[Exercise brief] Only the lines from the start of the data to the line containing "const accMarkY = [-0.36, -0.24, 0.38, 0.09, -0.09, 0.26];", both included, should be output, exactly and without pictures.
>> BEGIN Data extract
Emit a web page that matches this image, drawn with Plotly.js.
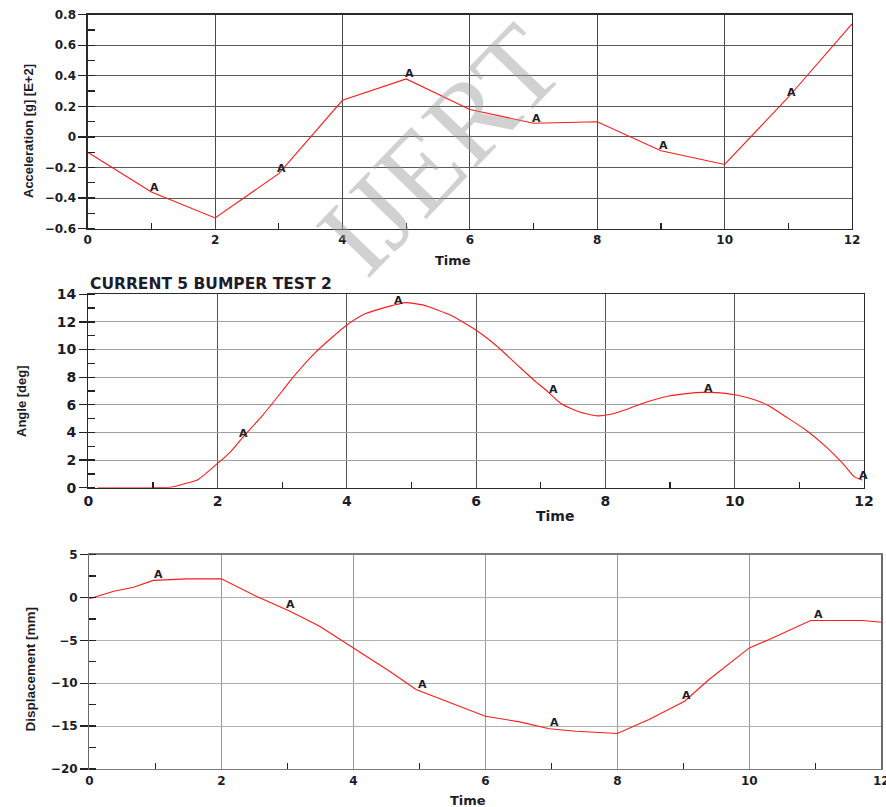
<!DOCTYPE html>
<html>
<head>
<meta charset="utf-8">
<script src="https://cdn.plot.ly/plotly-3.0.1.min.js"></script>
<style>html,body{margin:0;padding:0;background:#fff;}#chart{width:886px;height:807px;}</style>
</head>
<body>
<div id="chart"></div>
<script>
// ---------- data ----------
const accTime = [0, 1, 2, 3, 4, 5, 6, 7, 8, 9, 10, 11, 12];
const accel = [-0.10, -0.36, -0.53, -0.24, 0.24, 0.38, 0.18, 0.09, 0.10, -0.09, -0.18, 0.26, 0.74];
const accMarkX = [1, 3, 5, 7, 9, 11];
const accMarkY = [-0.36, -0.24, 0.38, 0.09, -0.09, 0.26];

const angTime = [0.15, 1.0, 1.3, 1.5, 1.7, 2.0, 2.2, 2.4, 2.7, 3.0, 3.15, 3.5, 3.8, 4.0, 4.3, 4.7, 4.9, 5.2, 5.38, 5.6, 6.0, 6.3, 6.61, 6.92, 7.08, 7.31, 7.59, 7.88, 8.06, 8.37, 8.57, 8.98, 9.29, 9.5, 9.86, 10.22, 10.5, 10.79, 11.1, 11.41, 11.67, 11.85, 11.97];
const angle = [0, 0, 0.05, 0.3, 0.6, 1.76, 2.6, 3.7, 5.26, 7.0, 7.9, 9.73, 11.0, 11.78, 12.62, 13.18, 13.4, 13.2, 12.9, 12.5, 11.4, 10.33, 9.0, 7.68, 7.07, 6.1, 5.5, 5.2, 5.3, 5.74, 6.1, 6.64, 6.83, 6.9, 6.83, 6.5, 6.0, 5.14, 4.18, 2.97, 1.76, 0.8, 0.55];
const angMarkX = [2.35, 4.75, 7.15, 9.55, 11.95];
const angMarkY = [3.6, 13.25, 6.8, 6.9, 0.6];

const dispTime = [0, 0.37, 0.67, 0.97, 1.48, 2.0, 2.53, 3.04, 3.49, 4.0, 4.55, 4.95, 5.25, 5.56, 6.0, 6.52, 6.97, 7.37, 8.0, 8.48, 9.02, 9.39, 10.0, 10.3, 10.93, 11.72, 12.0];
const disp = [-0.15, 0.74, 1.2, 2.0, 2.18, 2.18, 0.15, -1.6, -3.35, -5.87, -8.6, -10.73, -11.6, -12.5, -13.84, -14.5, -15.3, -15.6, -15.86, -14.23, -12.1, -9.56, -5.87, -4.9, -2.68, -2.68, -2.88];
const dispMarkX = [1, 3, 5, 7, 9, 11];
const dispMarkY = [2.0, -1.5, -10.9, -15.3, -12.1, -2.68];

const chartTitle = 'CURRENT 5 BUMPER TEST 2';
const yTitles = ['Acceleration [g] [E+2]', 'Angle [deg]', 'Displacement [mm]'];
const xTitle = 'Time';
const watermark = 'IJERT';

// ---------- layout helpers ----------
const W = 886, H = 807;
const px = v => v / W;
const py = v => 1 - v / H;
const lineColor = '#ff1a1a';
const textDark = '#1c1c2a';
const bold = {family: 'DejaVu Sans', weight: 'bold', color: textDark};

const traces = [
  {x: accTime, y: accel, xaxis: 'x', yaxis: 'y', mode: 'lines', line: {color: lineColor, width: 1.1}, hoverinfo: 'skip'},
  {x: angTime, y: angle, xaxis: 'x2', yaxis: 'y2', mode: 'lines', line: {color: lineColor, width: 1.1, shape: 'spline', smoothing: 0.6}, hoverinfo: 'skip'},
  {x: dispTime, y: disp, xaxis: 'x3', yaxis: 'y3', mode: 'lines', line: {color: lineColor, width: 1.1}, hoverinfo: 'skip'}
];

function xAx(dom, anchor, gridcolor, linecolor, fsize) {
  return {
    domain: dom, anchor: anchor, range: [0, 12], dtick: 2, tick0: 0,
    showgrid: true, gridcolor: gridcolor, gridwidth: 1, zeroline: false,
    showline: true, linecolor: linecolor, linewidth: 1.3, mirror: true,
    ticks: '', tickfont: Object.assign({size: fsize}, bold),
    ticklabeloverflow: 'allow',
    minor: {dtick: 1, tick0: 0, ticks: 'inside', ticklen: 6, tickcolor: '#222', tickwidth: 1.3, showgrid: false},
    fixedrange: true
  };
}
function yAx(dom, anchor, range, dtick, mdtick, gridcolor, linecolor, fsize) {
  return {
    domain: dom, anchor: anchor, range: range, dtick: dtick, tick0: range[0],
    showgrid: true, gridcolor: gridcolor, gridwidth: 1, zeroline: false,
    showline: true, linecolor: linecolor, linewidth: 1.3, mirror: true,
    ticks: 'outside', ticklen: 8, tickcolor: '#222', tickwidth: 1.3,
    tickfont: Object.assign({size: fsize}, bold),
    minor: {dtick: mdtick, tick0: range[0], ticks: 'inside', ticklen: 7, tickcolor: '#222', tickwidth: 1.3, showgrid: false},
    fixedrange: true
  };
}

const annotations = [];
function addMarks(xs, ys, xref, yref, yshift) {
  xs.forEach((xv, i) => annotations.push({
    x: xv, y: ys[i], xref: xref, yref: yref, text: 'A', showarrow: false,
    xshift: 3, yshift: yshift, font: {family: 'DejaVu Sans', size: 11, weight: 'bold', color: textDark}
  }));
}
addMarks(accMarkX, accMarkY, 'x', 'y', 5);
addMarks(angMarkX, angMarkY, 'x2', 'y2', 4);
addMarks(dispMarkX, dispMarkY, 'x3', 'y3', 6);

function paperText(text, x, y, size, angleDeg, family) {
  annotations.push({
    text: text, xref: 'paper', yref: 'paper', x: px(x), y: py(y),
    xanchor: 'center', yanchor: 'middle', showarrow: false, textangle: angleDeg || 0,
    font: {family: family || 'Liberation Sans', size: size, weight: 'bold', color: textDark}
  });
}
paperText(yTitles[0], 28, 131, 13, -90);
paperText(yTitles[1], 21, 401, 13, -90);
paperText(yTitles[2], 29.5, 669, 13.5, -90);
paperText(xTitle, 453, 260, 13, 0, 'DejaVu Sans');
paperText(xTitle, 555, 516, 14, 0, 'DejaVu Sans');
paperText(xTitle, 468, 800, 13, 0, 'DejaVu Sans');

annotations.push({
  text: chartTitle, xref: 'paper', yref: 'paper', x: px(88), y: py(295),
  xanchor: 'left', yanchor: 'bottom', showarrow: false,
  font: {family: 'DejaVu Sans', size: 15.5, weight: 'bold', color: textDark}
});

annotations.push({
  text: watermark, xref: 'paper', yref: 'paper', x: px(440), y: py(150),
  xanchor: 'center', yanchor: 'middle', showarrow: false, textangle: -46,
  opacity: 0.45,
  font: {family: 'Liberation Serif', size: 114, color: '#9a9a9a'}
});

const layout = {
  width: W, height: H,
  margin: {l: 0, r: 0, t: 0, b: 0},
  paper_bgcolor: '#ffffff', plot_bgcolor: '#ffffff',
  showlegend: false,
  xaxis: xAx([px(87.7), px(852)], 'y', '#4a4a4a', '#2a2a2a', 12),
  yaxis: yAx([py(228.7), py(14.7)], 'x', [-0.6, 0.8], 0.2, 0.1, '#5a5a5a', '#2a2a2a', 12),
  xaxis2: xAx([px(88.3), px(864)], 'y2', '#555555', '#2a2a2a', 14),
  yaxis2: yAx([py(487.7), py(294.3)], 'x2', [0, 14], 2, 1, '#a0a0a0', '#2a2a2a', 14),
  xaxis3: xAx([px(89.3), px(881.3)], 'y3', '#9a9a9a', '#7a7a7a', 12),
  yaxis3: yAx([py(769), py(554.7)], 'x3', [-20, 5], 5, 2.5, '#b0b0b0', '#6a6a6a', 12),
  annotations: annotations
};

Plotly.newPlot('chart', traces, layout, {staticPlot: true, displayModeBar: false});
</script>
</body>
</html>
>> END Data extract
[Exercise answer]
Emit a web page that matches this image, drawn with Plotly.js.
<!DOCTYPE html>
<html>
<head>
<meta charset="utf-8">
<script src="https://cdn.plot.ly/plotly-3.0.1.min.js"></script>
<style>html,body{margin:0;padding:0;background:#fff;}#chart{width:886px;height:807px;}</style>
</head>
<body>
<div id="chart"></div>
<script>
// ---------- data ----------
const accTime = [0, 1, 2, 3, 4, 5, 6, 7, 8, 9, 10, 11, 12];
const accel = [-0.10, -0.36, -0.53, -0.24, 0.24, 0.38, 0.18, 0.09, 0.10, -0.09, -0.18, 0.26, 0.74];
const accMarkX = [1, 3, 5, 7, 9, 11];
const accMarkY = [-0.36, -0.24, 0.38, 0.09, -0.09, 0.26];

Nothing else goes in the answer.